▶ **Objective**
Write out each line of the listing as it stands, without the images.

----- Data segment

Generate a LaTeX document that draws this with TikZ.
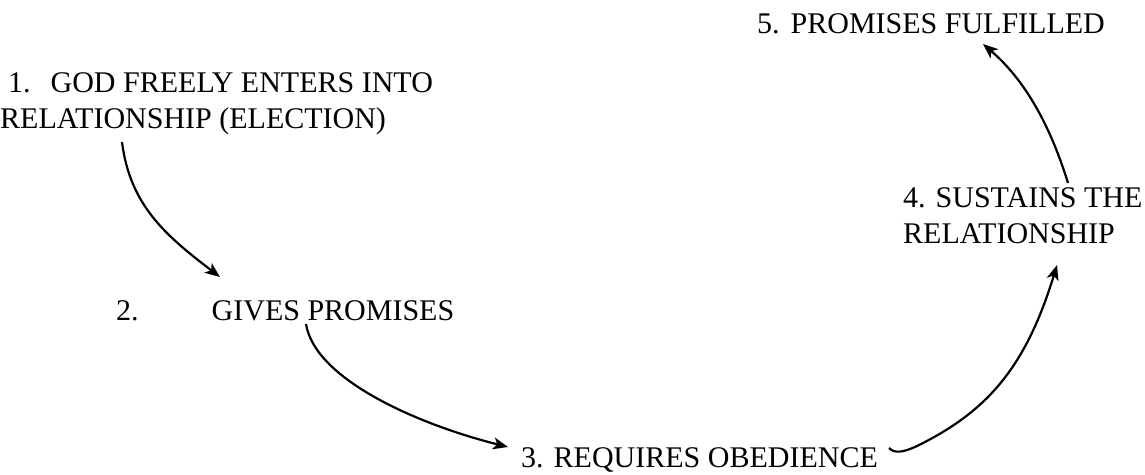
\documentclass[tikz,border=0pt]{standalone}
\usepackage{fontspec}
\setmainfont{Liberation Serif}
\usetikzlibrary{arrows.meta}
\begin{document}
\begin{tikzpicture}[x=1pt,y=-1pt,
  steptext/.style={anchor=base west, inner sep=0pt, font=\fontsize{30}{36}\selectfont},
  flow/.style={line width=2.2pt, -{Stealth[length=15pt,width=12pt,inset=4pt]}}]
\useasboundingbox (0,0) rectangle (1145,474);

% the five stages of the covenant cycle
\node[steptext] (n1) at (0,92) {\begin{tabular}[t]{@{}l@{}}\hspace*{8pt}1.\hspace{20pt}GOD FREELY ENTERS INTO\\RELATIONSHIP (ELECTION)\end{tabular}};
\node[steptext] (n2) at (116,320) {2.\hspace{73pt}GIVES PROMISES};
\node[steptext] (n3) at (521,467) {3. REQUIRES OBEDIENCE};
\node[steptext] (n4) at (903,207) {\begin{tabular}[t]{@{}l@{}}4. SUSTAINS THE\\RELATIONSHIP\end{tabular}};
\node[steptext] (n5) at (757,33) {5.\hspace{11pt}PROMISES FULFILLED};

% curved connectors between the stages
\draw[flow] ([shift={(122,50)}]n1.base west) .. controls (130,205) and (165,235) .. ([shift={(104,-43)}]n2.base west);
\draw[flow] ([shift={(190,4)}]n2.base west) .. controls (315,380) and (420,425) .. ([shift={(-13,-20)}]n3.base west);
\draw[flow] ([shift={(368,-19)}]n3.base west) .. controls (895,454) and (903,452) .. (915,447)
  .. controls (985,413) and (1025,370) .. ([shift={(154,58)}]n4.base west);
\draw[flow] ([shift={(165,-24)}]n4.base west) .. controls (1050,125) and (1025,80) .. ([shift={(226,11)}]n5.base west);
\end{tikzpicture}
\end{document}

----------

▶ **Worked solution**
Generate a LaTeX document that draws this with TikZ.
\documentclass[tikz,border=0pt]{standalone}
\usepackage{fontspec}
\setmainfont{Liberation Serif}
\usetikzlibrary{arrows.meta}
\begin{document}
\begin{tikzpicture}[x=1pt,y=-1pt,
  steptext/.style={anchor=base west, inner sep=0pt, font=\fontsize{30}{36}\selectfont},
  flow/.style={line width=2.2pt, -{Stealth[length=15pt,width=12pt,inset=4pt]}}]
\useasboundingbox (0,0) rectangle (1145,474);

% the five stages of the covenant cycle
\node[steptext] (n1) at (0,92) {\begin{tabular}[t]{@{}l@{}}\hspace*{8pt}1.\hspace{20pt}GOD FREELY ENTERS INTO\\RELATIONSHIP (ELECTION)\end{tabular}};
\node[steptext] (n2) at (116,320) {2.\hspace{73pt}GIVES PROMISES};
\node[steptext] (n3) at (521,467) {3. REQUIRES OBEDIENCE};
\node[steptext] (n4) at (903,207) {\begin{tabular}[t]{@{}l@{}}4. SUSTAINS THE\\RELATIONSHIP\end{tabular}};
\node[steptext] (n5) at (757,33) {5.\hspace{11pt}PROMISES FULFILLED};

% curved connectors between the stages
\draw[flow] ([shift={(122,50)}]n1.base west) .. controls (130,205) and (165,235) .. ([shift={(104,-43)}]n2.base west);
\draw[flow] ([shift={(190,4)}]n2.base west) .. controls (315,380) and (420,425) .. ([shift={(-13,-20)}]n3.base west);
\draw[flow] ([shift={(368,-19)}]n3.base west) .. controls (895,454) and (903,452) .. (915,447)
  .. controls (985,413) and (1025,370) .. ([shift={(154,58)}]n4.base west);
\draw[flow] ([shift={(165,-24)}]n4.base west) .. controls (1050,125) and (1025,80) .. ([shift={(226,11)}]n5.base west);
\end{tikzpicture}
\end{document}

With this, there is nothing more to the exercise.